Regenerating Soil and Rural Communities

With farmers and ranchers currently in crisis from 6 straight years of depressed commodity markets there is more focus on reclaiming independence from the industry’s heavy-handed push for extreme vertical integration of the food system. Despite the intense pressures facing our agricultural producers, regenerative agriculture is offering a hopeful future for both food producers, and the surrounding rural communities.

This is because regenerative farmers and ranchers are now being looked at as the hope, solution, and future to drawing down quickly accelerating greenhouse gases, and also for cleansing increasingly degraded water resources. The link between healthy soils and economic opportunity has been drawn out more clearly than ever, and it has become more widely understood that the key to success is healthy soil.

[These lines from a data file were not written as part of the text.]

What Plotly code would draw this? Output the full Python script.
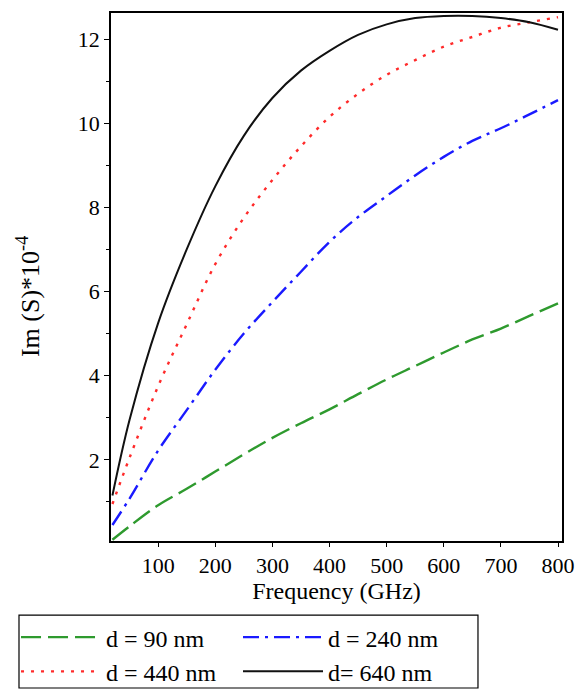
import plotly.graph_objects as go

freq = [20, 50, 100, 150, 200, 250, 300, 350, 400, 450, 500, 550, 600, 650, 700, 750, 800]
d90 = [0.10, 0.42, 0.92, 1.31, 1.72, 2.13, 2.52, 2.87, 3.20, 3.56, 3.91, 4.23, 4.55, 4.86, 5.12, 5.42, 5.72]
d240 = [0.45, 1.08, 2.22, 3.18, 4.14, 5.00, 5.75, 6.47, 7.18, 7.77, 8.27, 8.76, 9.20, 9.58, 9.88, 10.21, 10.55]
d440 = [0.95, 2.05, 3.75, 5.22, 6.65, 7.75, 8.65, 9.45, 10.15, 10.70, 11.15, 11.50, 11.82, 12.05, 12.27, 12.40, 12.52]
d640 = [1.15, 2.95, 5.25, 7.00, 8.50, 9.70, 10.60, 11.25, 11.72, 12.10, 12.35, 12.50, 12.55, 12.55, 12.50, 12.40, 12.22]

names = ["d = 90 nm", "d = 240 nm", "d = 440 nm", "d= 640 nm"]
series = [d90, d240, d440, d640]
colors = ["#2e9a2e", "#1a1aff", "#ff2a2a", "#111111"]
dashes = ["20px,7px", "16px,6px,3px,6px", "3px,7px", "solid"]
widths = [2.4, 2.4, 2.4, 2]
legends = ["legend", "legend2", "legend", "legend2"]

fig = go.Figure()
for n, s, c, d, w, lg in zip(names, series, colors, dashes, widths, legends):
    fig.add_trace(go.Scatter(x=freq, y=s, mode="lines", name=n, legend=lg,
                             line=dict(color=c, dash=d, width=w, shape="spline")))

font = "Liberation Serif"
leg_common = dict(orientation="v", yanchor="top", xanchor="left", bgcolor="rgba(0,0,0,0)",
                  borderwidth=0, font=dict(family=font, size=24, color="black"),
                  itemwidth=80, tracegroupgap=0)
fig.update_layout(
    width=576, height=689,
    margin=dict(l=111, r=14, t=13, b=148, autoexpand=False),
    paper_bgcolor="white", plot_bgcolor="white",
    font=dict(family=font, size=22, color="black"),
    showlegend=True,
    legend=dict(x=-0.2106, y=-0.1402, **leg_common),
    legend2=dict(x=0.2816, y=-0.1402, **leg_common),
    shapes=[dict(type="rect", xref="paper", yref="paper", x0=-0.204, x1=0.8137,
                 y0=-0.2784, y1=-0.1402, line=dict(color="black", width=1.2),
                 fillcolor="rgba(0,0,0,0)", layer="below")],
    annotations=[dict(text="Im (S)*10<sup>-4</sup>", xref="paper", yref="paper",
                      x=-0.184, y=0.462, textangle=-90, showarrow=False,
                      xanchor="center", yanchor="middle",
                      font=dict(family=font, size=26, color="black"))],
    xaxis=dict(range=[17.5, 807], tickvals=[100, 200, 300, 400, 500, 600, 700, 800],
               automargin=False,
               showgrid=False, zeroline=False, showline=True, linecolor="black",
               linewidth=1.5, mirror=True, ticks="outside", ticklen=4, tickcolor="black",
               title=dict(text="Frequency (GHz)", font=dict(family=font, size=24), standoff=2),
               tickfont=dict(family=font, size=22)),
    yaxis=dict(range=[0.07, 12.62], tickvals=[2, 4, 6, 8, 10, 12],
               automargin=False,
               showgrid=False, zeroline=False, showline=True, linecolor="black",
               linewidth=1.5, mirror=True, ticks="outside", ticklen=5, tickcolor="black",
               minor=dict(tickvals=[1, 3, 5, 7, 9, 11], ticks="outside", ticklen=3,
                          tickcolor="black"),
               tickfont=dict(family=font, size=22)),
)

fig.write_html("out.html")
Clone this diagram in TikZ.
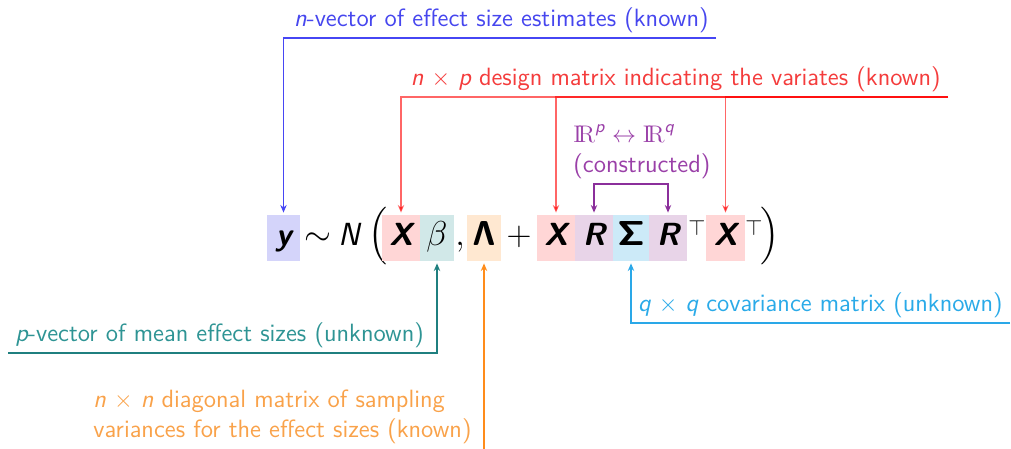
\documentclass[tikz,border=0pt]{standalone}
\usepackage{amsmath,amssymb}
\usetikzlibrary{arrows.meta}
\definecolor{cY}{HTML}{D4D4FA}
\definecolor{cX}{HTML}{FFD6D6}
\definecolor{cB}{HTML}{D1E8E8}
\definecolor{cL}{HTML}{FFE8D1}
\definecolor{cR}{HTML}{E8D4E8}
\definecolor{cS}{HTML}{CCEAF8}
\definecolor{cBl}{HTML}{4646F4}
\definecolor{cBt}{HTML}{4646EE}
\definecolor{cRt}{HTML}{F43C3C}
\definecolor{cPl}{HTML}{8B2F9B}
\definecolor{cPt}{HTML}{9A40A8}
\definecolor{cTl}{HTML}{1F7F7F}
\definecolor{cTt}{HTML}{2E9494}
\definecolor{cOl}{HTML}{FF8C1A}
\definecolor{cOt}{HTML}{F9A24A}
\definecolor{cCl}{HTML}{2AA8E8}
\definecolor{cCt}{HTML}{2AAAE8}
\newcommand\bsi[1]{{\sffamily\bfseries\itshape #1}}
\newcommand\bgr[1]{{\fontencoding{OT1}\fontfamily{cmss}\fontseries{bx}\fontshape{n}\selectfont\char#1\relax}}
\newcommand\myIR{\mathrm{I\!R}}
\newcommand\ssi[1]{\text{\sffamily\itshape #1}}
\tikzset{
  lbl/.style={font=\fontsize{12.5}{15}\selectfont\sffamily, inner xsep=3.5pt, inner ysep=2.5pt},
  eq/.style={inner sep=0pt, text height=15pt, text depth=8pt, font=\fontsize{16}{19}\selectfont},
  box/.style={eq, minimum width=#1},
  tp/.style={inner sep=0pt, font=\fontsize{11}{13}\selectfont},
  con/.style={line width=0.7pt, -{Stealth[length=3.8pt,width=3.2pt]}, shorten >=1pt},
  biarr/.style={line width=0.7pt, {Stealth[length=3.8pt,width=3.2pt]}-{Stealth[length=3.8pt,width=3.2pt]}, shorten >=1pt, shorten <=1pt}
}
\begin{document}
\begin{tikzpicture}[x=0.5pt,y=-0.5pt]
\useasboundingbox (0,0) rectangle (1011,449);
% equation
\node[box=16.5pt, fill=cY] (y) at (283.5,238) {\bsi{y}};
\node[eq] (sim) at (318,238) {$\sim$};
\node[eq] (N) at (349,238) {\sffamily\itshape N};
\node[eq] (lp) at (378,238) {$\Big($};
\node[box=19pt, fill=cX] (X1) at (401,238) {\bsi{X}};
\node[box=17pt, fill=cB] (be) at (437,238) {$\beta$};
\node[eq] (cm) at (460,238) {$,$};
\node[box=17pt, fill=cL] (La) at (484,238) {\bgr{3}};
\node[eq] (pl) at (519,238) {$+$};
\node[box=19pt, fill=cX] (X2) at (556,238) {\bsi{X}};
\node[box=19pt, fill=cR] (R1) at (594,238) {\bsi{R}};
\node[box=18pt, fill=cS] (Si) at (631,238) {\bgr{6}};
\node[box=19pt, fill=cR] (R2) at (668,238) {\bsi{R}};
\node[tp] (t1) at (697,227.5) {$\top$};
\node[box=19.5pt, fill=cX] (X3) at (725.5,238) {\bsi{X}};
\node[tp] (t2) at (754,227.5) {$\top$};
\node[eq] (rp) at (770,238) {$\Big)$};
% labels
\node[lbl, text=cBt, anchor=south east] (lb) at (716,38) {{\itshape n}-vector of effect size estimates (known)};
\node[lbl, text=cRt, anchor=south east] (lr) at (948,97) {{\itshape n} $\times$ {\itshape p} design matrix indicating the variates (known)};
\node[lbl, text=cPt, anchor=south west, align=left] (lpu) at (566,184) {$\myIR^{\ssi{p}} \leftrightarrow \myIR^{\ssi{q}}$\\(constructed)};
\node[lbl, text=cTt, anchor=south west] (lt) at (8,353) {{\itshape p}-vector of mean effect sizes (unknown)};
\node[lbl, text=cOt, anchor=south west, align=left] (lo) at (86,449) {{\itshape n} $\times$ {\itshape n} diagonal matrix of sampling\\variances for the effect sizes (known)};
\node[lbl, text=cCt, anchor=south east] (lc) at (1010,323) {{\itshape q} $\times$ {\itshape q} covariance matrix (unknown)};
\coordinate (ob) at (484,455);
% connectors
\draw[con, cBl] (lb.south east) -| (y.north);
\foreach \t in {X1,X2,X3} \draw[con, red, opacity=.6] (lr.south east) -| (\t.north);
\draw[biarr, cPl] (R1.north) |- (lpu.south) -| (R2.north);
\draw[con, cTl] (lt.south west) -| (be.south);
\draw[con, cOl] (ob) -- (La.south);
\draw[con, cCl] (lc.south east) -| (Si.south);
\end{tikzpicture}
\end{document}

This bodes well for the surrounding rural communities too, as these communities will see increased opportunities for rural entrepreneurial opportunities around a more localized farming and food system. As environmental and economic pressures continue to burden farmers there is now a bright future for regenerative farmers and ranchers, and their rural communities.

Current RegeNErate Nebraska efforts include helping farmers and ranchers access more ecosystem services and incentives for increasing soil health-based practices that are scientifically proven to reduce greenhouse gases, educating farmers and ranchers about hot to transition to regenerative with minimal risk, and working with communities to retrofit them to be more independent and resilient communities built to last for the long term.